Bene ci esorta l’apostolo Paolo: «Questo vi dico, fratelli: il tempo ormai si è fatto breve; […] passa la scena di questo mondo!» (1Cor 7,29.31).
Le due diverse formule che accompagnano l’imposizione delle ceneri ci invitano alla penitenza, convertitevi e credete al Vangelo, e al tempo stesso ci raccontano della nostra condizione umana, ricordati uomo che polvere e in polvere ritornerai. Entrambe ci invitano a stare con il Signore, a ritrovare in Lui il senso della nostra vita e soprattutto la realizzazione piena del nostro essere battezzati e perciò figli di Dio.

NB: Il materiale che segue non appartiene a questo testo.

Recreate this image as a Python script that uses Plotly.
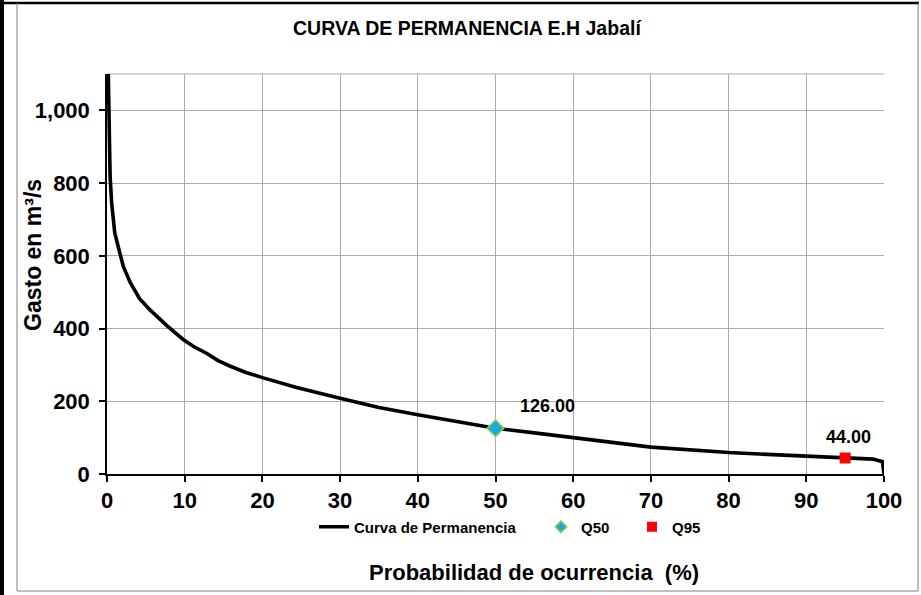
import plotly.graph_objects as go

# Flow duration curve data: exceedance probability (%) vs discharge (m3/s)
pct = [0.0, 0.15, 0.3, 0.4, 0.6, 0.8, 1.0, 1.5, 2.1, 3.0, 3.6, 4.2, 5.5,
       6.6, 7.7, 9.8, 11.2, 12.8, 14.3, 15.8, 17.8, 20.0, 24.4, 30.0,
       35.0, 40.0, 46.0, 50.0, 55.0, 60.0, 65.0, 70.0, 75.0, 80.0, 85.0,
       90.0, 95.0, 98.6, 99.8, 100.0]
flow = [1300, 1150, 1000, 818, 745, 695, 663, 620, 571, 526, 503, 482, 452,
        429, 408, 370, 350, 332, 312, 297, 280, 265, 238, 208,
        183, 163, 142, 126, 113, 101, 87, 74, 66, 59, 54,
        50, 44, 41, 34, 0]

# Characteristic flows
q_names = ["Q50", "Q95"]
q_pct = [50, 95]
q_flow = [126.00, 44.00]

x_ticks = list(range(0, 101, 10))
y_ticks = [0, 200, 400, 600, 800, 1000]

W, H = 921, 595
ML, MR, MT, MB = 107, 37, 74, 121
PW, PH = W - ML - MR, H - MT - MB


def px_x(p):
    return (p - ML) / PW


def px_y(p):
    return (H - MB - p) / PH


FONT = "Liberation Sans, Arial, sans-serif"
Q_STYLE = [
    dict(symbol="diamond", color="#17ace0", line=dict(color="#9ccc45", width=1.5)),
    dict(symbol="square", color="#ff0000", line=dict(width=0)),
]

fig = go.Figure()

fig.add_trace(go.Scatter(
    x=pct, y=flow, mode="lines", name="Curva de Permanencia",
    line=dict(color="black", width=3.6), legend="legend",
))

# Q50 / Q95 points on the curve
for xv, yv, st, size in zip(q_pct, q_flow, Q_STYLE, [13, 11]):
    fig.add_trace(go.Scatter(
        x=[xv], y=[yv], mode="markers", showlegend=False,
        marker=dict(size=size, **st),
    ))

# Legend entries with smaller symbols
for name, st, size, lg in zip(q_names, Q_STYLE, [9, 10], ["legend2", "legend3"]):
    fig.add_trace(go.Scatter(
        x=[None], y=[None], mode="markers", name=name,
        marker=dict(size=size, **st), legend=lg,
    ))

# Value labels for the characteristic flows
shifts = [(52, 22), (3, 21)]
for xv, yv, (dx, dy) in zip(q_pct, q_flow, shifts):
    fig.add_annotation(x=xv, y=yv, text=f"{yv:.2f}", showarrow=False,
                       xshift=dx, yshift=dy, xanchor="center", yanchor="middle",
                       font=dict(family=FONT, size=18, color="black", weight="bold"))

# Title and axis titles
fig.add_annotation(x=px_x(467), y=px_y(28), xref="paper", yref="paper",
                   xanchor="center", yanchor="middle",
                   text="CURVA DE PERMANENCIA E.H Jabalí", showarrow=False,
                   font=dict(family=FONT, size=19.5, color="black", weight="bold"))
fig.add_annotation(x=px_x(33), y=px_y(255), xref="paper", yref="paper",
                   xanchor="center", yanchor="middle",
                   text="Gasto en m³/s", textangle=-90, showarrow=False,
                   font=dict(family=FONT, size=23, color="black", weight="bold"))
fig.add_annotation(x=px_x(534), y=px_y(572), xref="paper", yref="paper",
                   xanchor="center", yanchor="middle",
                   text="Probabilidad de ocurrencia  (%)", showarrow=False,
                   font=dict(family=FONT, size=22, color="black", weight="bold"))

# Chart frame
shapes = [
    dict(type="rect", xref="paper", yref="paper", x0=px_x(0), x1=px_x(4),
         y0=px_y(H), y1=px_y(0), fillcolor="black", line=dict(width=0)),
    dict(type="line", xref="paper", yref="paper", x0=px_x(0), x1=px_x(919),
         y0=px_y(3), y1=px_y(3), line=dict(color="black", width=2.5)),
    dict(type="line", xref="paper", yref="paper", x0=px_x(17), x1=px_x(17),
         y0=px_y(3), y1=px_y(591), line=dict(color="#808080", width=1)),
    dict(type="line", xref="paper", yref="paper", x0=px_x(918), x1=px_x(918),
         y0=px_y(3), y1=px_y(591), line=dict(color="#808080", width=1)),
    dict(type="line", xref="paper", yref="paper", x0=px_x(17), x1=px_x(918),
         y0=px_y(591), y1=px_y(591), line=dict(color="#808080", width=1)),
    # top edge of the plotting area
    dict(type="line", xref="paper", yref="paper", x0=0, x1=1, y0=1, y1=1,
         line=dict(color="#ababab", width=1), layer="below"),
]

legend_font = dict(family=FONT, size=15, color="black", weight="bold")
legend_common = dict(orientation="h", xanchor="left", yanchor="middle",
                     y=px_y(527), bgcolor="rgba(0,0,0,0)", font=legend_font)

fig.update_layout(
    width=W, height=H, autosize=False,
    margin=dict(l=ML, r=MR, t=MT, b=MB),
    paper_bgcolor="white", plot_bgcolor="white",
    font=dict(family=FONT, color="black"),
    shapes=shapes,
    showlegend=True,
    legend=dict(x=px_x(314), **legend_common),
    legend2=dict(x=px_x(541), **legend_common),
    legend3=dict(x=px_x(632), **legend_common),
    xaxis=dict(
        range=[0, 100], tickvals=x_ticks, showgrid=True, gridcolor="#ababab",
        gridwidth=1, showline=True, linecolor="black", linewidth=1.5,
        ticks="outside", ticklen=6, tickcolor="black", tickwidth=1.5,
        zeroline=False,
        tickfont=dict(family=FONT, size=22, color="black", weight="bold"),
    ),
    yaxis=dict(
        range=[0, 1100], tickvals=y_ticks, tickformat=",", showgrid=True,
        gridcolor="#ababab", gridwidth=1, showline=True, linecolor="black",
        linewidth=1.5, ticks="outside", ticklen=6, tickcolor="black",
        tickwidth=1.5, zeroline=False, ticklabelstandoff=5,
        tickfont=dict(family=FONT, size=22, color="black", weight="bold"),
    ),
)

fig.write_html("out.html")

L’ispirazione battesimale, che siamo chiamati ogni anno a rivivere e che caratterizza tutta la Quaresima, è la condizione senza la quale non è possibile realizzare un fruttuoso itinerario verso la grande festa di Pasqua.
Si pensi che quando i Padri del IV secolo strutturarono la Quaresima nel suo contesto liturgico, pedagogico e catechistico, l’impostazione fu tipicamente battesimale.
«Dinanzi a Cristo, l’uomo è illuminato da una luce nuova, e per conseguenza riconosce sia la santità di Dio sia la malizia del peccato; attraverso la parola di Cristo gli viene trasmesso il messaggio che invita alla conversione e concede il perdono dei peccati, doni questi che egli pienamente consegue nel Battesimo. Tale sacramento, infatti, lo configura alla Passione, alla Morte e alla Risurrezione del Signore, e sotto il sigillo di questo mistero pone tutta la vita futura del battezzato» (SAN PAOLO VI, Cost. ap. Paenitemini).
Chiediamo a Dio, Padre Onnipotente, con le parole della Preghiera dopo la Comunione, che il «sacramento che abbiamo ricevuto […] ci sostenga nel cammino quaresimale, santifichi il nostro digiuno e lo renda efficace per la guarigione del nostro spirito».